The body-politic knowledge emerged in the US because of the Civil Rights Movement.  New ideas flourished in the 60s: Women Studies, Ethnic Studies, Afro-American Studies, Chicano Studies.  What knowledge that was being claimed in these new ideas was a knowledge that had been taken away. Knowledge about African Americans and Chicano/as had been written by the whites and so this new knowledge was about writing their own history -- it is a struggle, an epistemic war to delink because coloniality dominates everything from  humanities to social sciences to natural sciences. The diverse system of the west has its power because it is based on the same colonial matrix of power; western modernity is the based on the same matrix as the colonial matrix of power. Thus, the second and third worlds are the geo-politic, it seems like the first world is actually a body-politic within and outside western modernity, which, again,  is controlled by the colonial matrix of power. To delink means to engage in this epistemic war.


How do we delink if we are in the matrix? Advocacy -- if you really want a minority student to do well, you need faculty who can produce decolonial knowledge; show the students options how to delink -- going to the university to be a doctor or lawyer is one option, but there are other options in education; decoloniality is not a field of study, but it permeates all the disciplines where you make students aware of options; the ultimate decision is not epistemic or political but is ethical because what you choose, whichever option you choose, you are responsible for your option. Ethics is about responsibility in whatever you choose to do, all your acts. You have to be aware of the decisions you make and the consequences. 

A decolonial education is making a student aware that they are living among options. You cannot force a student to take an option, but you can say that you have to be aware and responsible for that option. We are conditioned by modernity not to question our actions -- we don't question the messages of accumulation. What is hidden is how we arrived at this state of accumulation. You start with your own personal ethics. Create a space whereby we question eachothers frameworks of what is right and wrong -- begin to dialgoue. If the ethics is controlled by hegemony, how is a student to see options? The colonial education limits this, but a decolonial education has to provide how communication functions, how we have been conditioned to accumulate, talking to them about their own life and what they know to show how they have been conditioned; a decolonial education needs questions; it is not about information but it is about being able to understand the world in which they are living unconciously.  We don't have to live unconsciously. The teacher opted to bring this to the classroom and now students have to think about options, but they are not always rational choices. Rational argumentation for why you chose an irrational option locates your ethical decision. Ino ther words, advocating for others and making ethcical choices may seem irrational but that is a good sign that you are delinking from the age old systems of control that dehumanize our global society AND that system that is now dressed in a modern garb.

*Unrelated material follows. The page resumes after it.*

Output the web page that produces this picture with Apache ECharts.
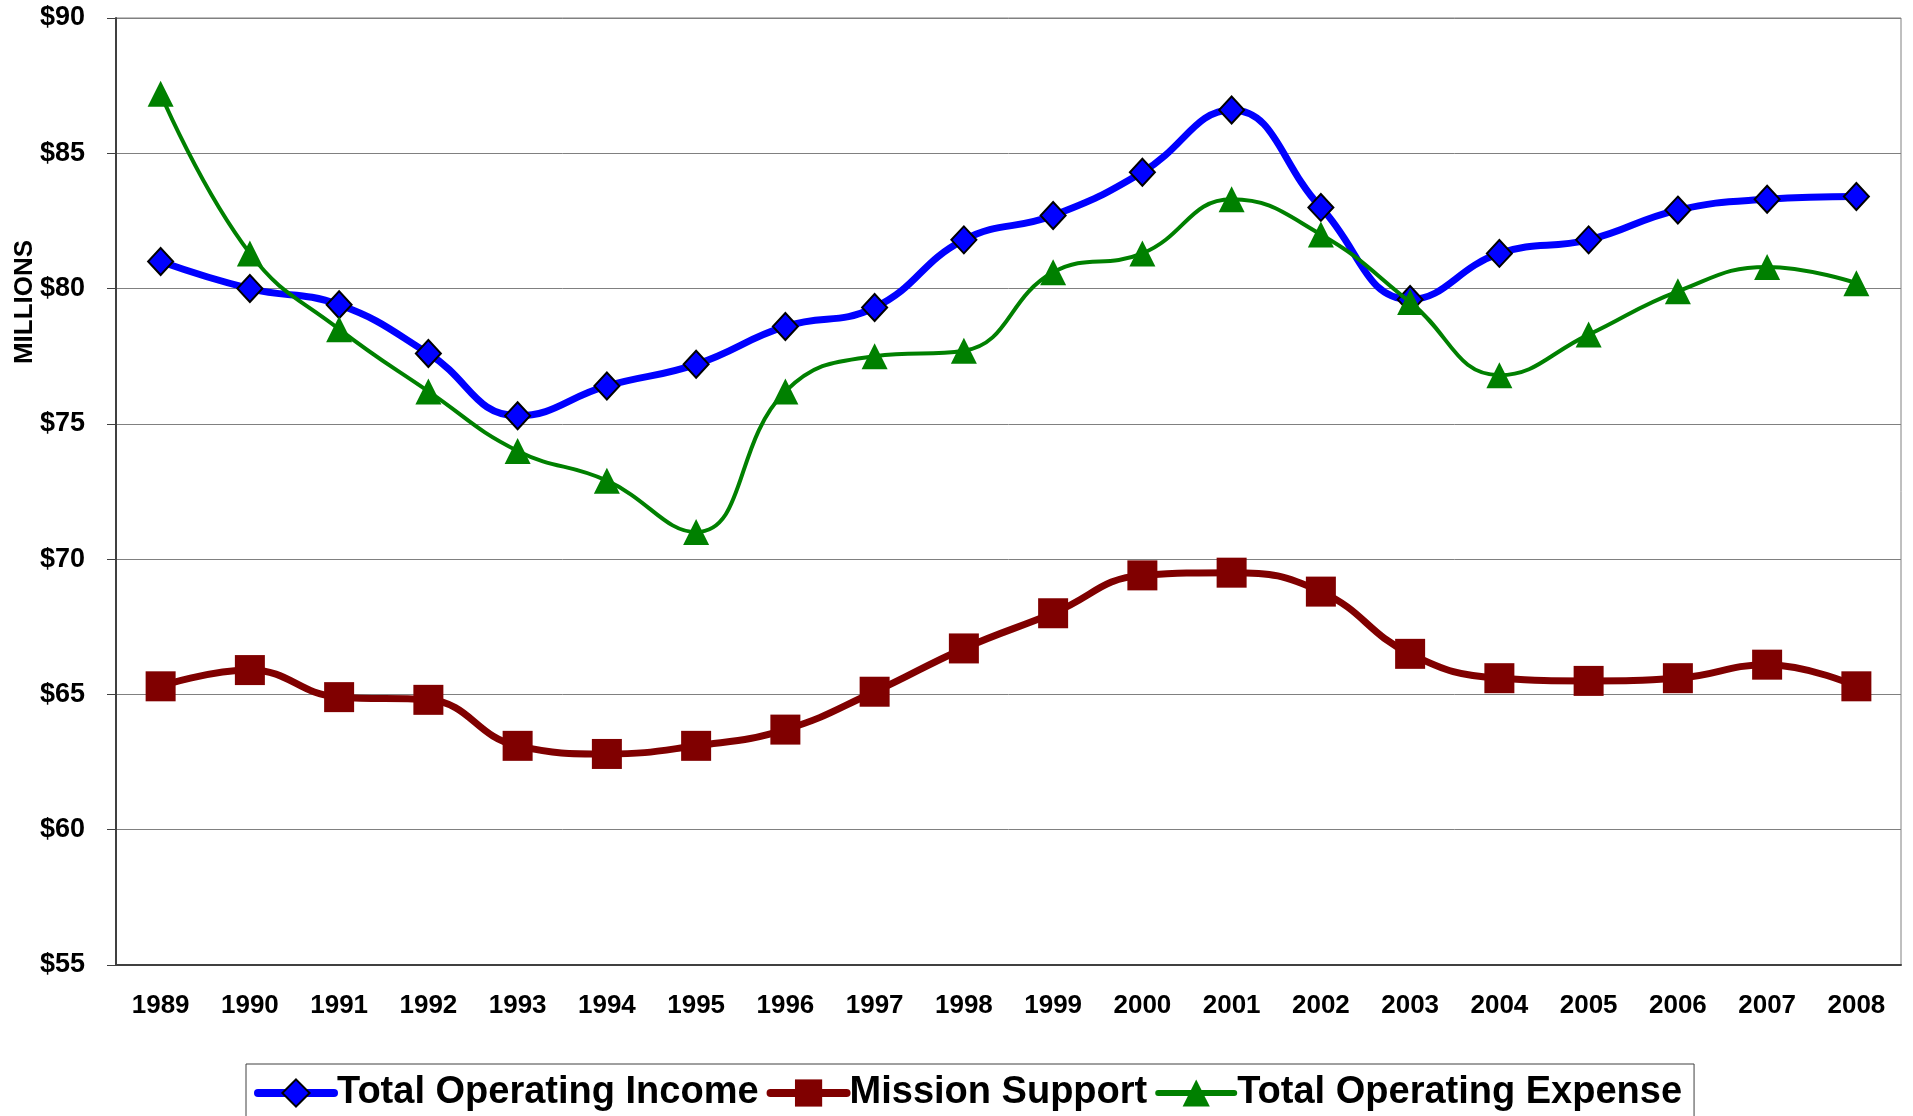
<!DOCTYPE html>
<html>
<head>
<meta charset="utf-8">
<script src="https://cdn.jsdelivr.net/npm/echarts@6/dist/echarts.min.js"></script>
<style>
html,body{margin:0;padding:0;background:#fff;}
#chart{width:1913px;height:1116px;}
</style>
</head>
<body>
<div id="chart"></div>
<script>
const years = ['1989','1990','1991','1992','1993','1994','1995','1996','1997','1998','1999','2000','2001','2002','2003','2004','2005','2006','2007','2008'];
const totalOperatingIncome = [81.0,80.0,79.4,77.6,75.3,76.4,77.2,78.6,79.3,81.8,82.7,84.3,86.6,83.0,79.6,81.3,81.8,82.9,83.3,83.4];
const missionSupport = [65.3,65.9,64.9,64.8,63.1,62.8,63.1,63.7,65.1,66.7,68.0,69.4,69.5,68.8,66.5,65.6,65.5,65.6,66.1,65.3];
const totalOperatingExpense = [87.2,81.3,78.5,76.2,74.0,72.9,71.0,76.2,77.5,77.7,80.6,81.3,83.3,82.0,79.5,76.8,78.3,79.9,80.8,80.2];
const yTicks = {min:55, max:90, interval:5};

const FONT = "'Liberation Sans', Arial, sans-serif";
const chart = echarts.init(document.getElementById('chart'), null, {renderer:'canvas'});
chart.setOption({
  animation:false,
  backgroundColor:'#ffffff',
  grid:{left:116, right:12, top:18, bottom:151, show:true, borderColor:'#808080', borderWidth:1},
  legend:{
    left:246, top:1064,
    padding:[10,12,10,8],
    borderColor:'#404040', borderWidth:1,
    itemGap:8, itemWidth:76, itemHeight:34,
    textStyle:{fontFamily:FONT, fontWeight:'bold', fontSize:38, color:'#000', padding:[4,0,0,-2]},
    data:[
      {name:'Total Operating Income', lineStyle:{width:8, cap:'round'}},
      {name:'Mission Support', lineStyle:{width:8, cap:'round'}},
      {name:'Total Operating Expense', lineStyle:{width:6, cap:'round'}}
    ]
  },
  xAxis:{
    type:'category', data:years, boundaryGap:true,
    axisLine:{lineStyle:{color:'#404040', width:2}},
    axisTick:{length:10, lineStyle:{color:'#404040', width:1}},
    axisLabel:{margin:28, fontFamily:FONT, fontWeight:'bold', fontSize:26, color:'#000'}
  },
  yAxis:{
    type:'value', min:yTicks.min, max:yTicks.max, interval:yTicks.interval,
    axisLine:{show:true, lineStyle:{color:'#404040', width:2}},
    axisTick:{show:true, length:9, lineStyle:{color:'#404040', width:1}},
    splitLine:{lineStyle:{color:'#808080', width:1}},
    axisLabel:{margin:31, fontFamily:FONT, fontWeight:'bold', fontSize:27, color:'#000', formatter:'${value}'}
  },
  graphic:[{
    type:'text', x:25, y:302, rotation:Math.PI/2,
    style:{text:'MILLIONS', fill:'#000', font:"bold 26px 'Liberation Sans', Arial, sans-serif", textAlign:'center', textVerticalAlign:'middle'}
  }],
  series:[
    {
      name:'Total Operating Income', type:'line', data:totalOperatingIncome, smooth:0.45,
      symbol:'diamond', symbolSize:[25,27],
      lineStyle:{color:'#0000ff', width:7},
      itemStyle:{color:'#0000ff', borderColor:'#000', borderWidth:2},
      z:2
    },
    {
      name:'Mission Support', type:'line', data:missionSupport, smooth:0.45,
      symbol:'rect', symbolSize:30,
      lineStyle:{color:'#800000', width:7},
      itemStyle:{color:'#800000', borderWidth:0},
      z:3
    },
    {
      name:'Total Operating Expense', type:'line', data:totalOperatingExpense, smooth:0.45,
      symbol:'triangle', symbolSize:[26,26],
      lineStyle:{color:'#008000', width:4},
      itemStyle:{color:'#008000', borderWidth:0},
      z:4
    }
  ]
});
</script>
</body>
</html>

What is justice and how does decoloniality bring forth justice? Mignolo first suggests that there be a shift in the meaning of justice to "economic justice." Next, we have to think about what it means to live within the law. Civilians are living within the law, but the state and corporations are not. What kind of justice can we talk about when the people in the army and with the money are living beyond the law? So what is a decolonial sense of justice? If the rhetoric of modernity is the defense and rationalization of the use of the matrix, and justice, human rights and democracy are being used to preserve acting beyond the law, then justice will be in the delinking -- to thoughtfully engage the Global Society to practice inclusivity, but I think it is fundamentally to show options.


Delinking epistimology from capital is decolonization -- to produce decolonial knowledge that will put us in a different concept of life, but what is that concept of life?

Society is modern; economy is capitalism but it is linked with racism which has a dispensibility of human life. The massive enslavement of Africans; it is an economic concept. Human life is dispensible because once a body does not produce, we throw it away and bring more bodies. The body becomes a commodity; human life became a commodity. They were slaves before, but once capitalist economy existed, it became a commodity -- the mercantilization of human life (children, women, organs). What are the consequences of making human life dispensible?

Economy is based on an extraction of gold and silver - -coffee and cotton. But now because of technological advancement, there is a possiblity of environmental catastrophe. Mignolo says that there is a rhetoric of modernity -- salvation, progress, triumph - that hides the logic of colonialism. You have to have both; there is no modernity without coloniality. The new technology and the rhetoric of modernity -- save paper, save trees, put people in contact, no need to get into a car because you have the Internet -- but how do you make technology? Mining. Where are the mines? What are the consequences of the mines and the technology that improves your life? You need copper. So you need water to separate the copper from the stone; water which was a human right becomes a commodity. So when you are exploding mines to produce cell phones, you need to reduce costs to produce more and serve more using the rhetoric of modernity while using the logic of colonialism -- that is the consequences of progress! They won't tell you what is behind modernity. The rhetoric of modernity always goes with colonialism -- the problem is because knowledge is being controlled by those making decisions and building, so we criticize but we are always working at the level of the annuciated (semiotic term ?): racism and patriarchy. The system of values in which life became dispensible in the 16th century came from the logic of Eurpean enlightenment which was transformed into the US corporate world --they had to classify a system of inferior people that was racist and and use a system patriarchy to decide who was normal and who was not normal. This is where the control of knowledge is secured.

The moment in which we start questioning the kind of issues that have been put in front of us to discuss is the moment of delinking-- we should change the terms of the conversation and not the content of the conversation.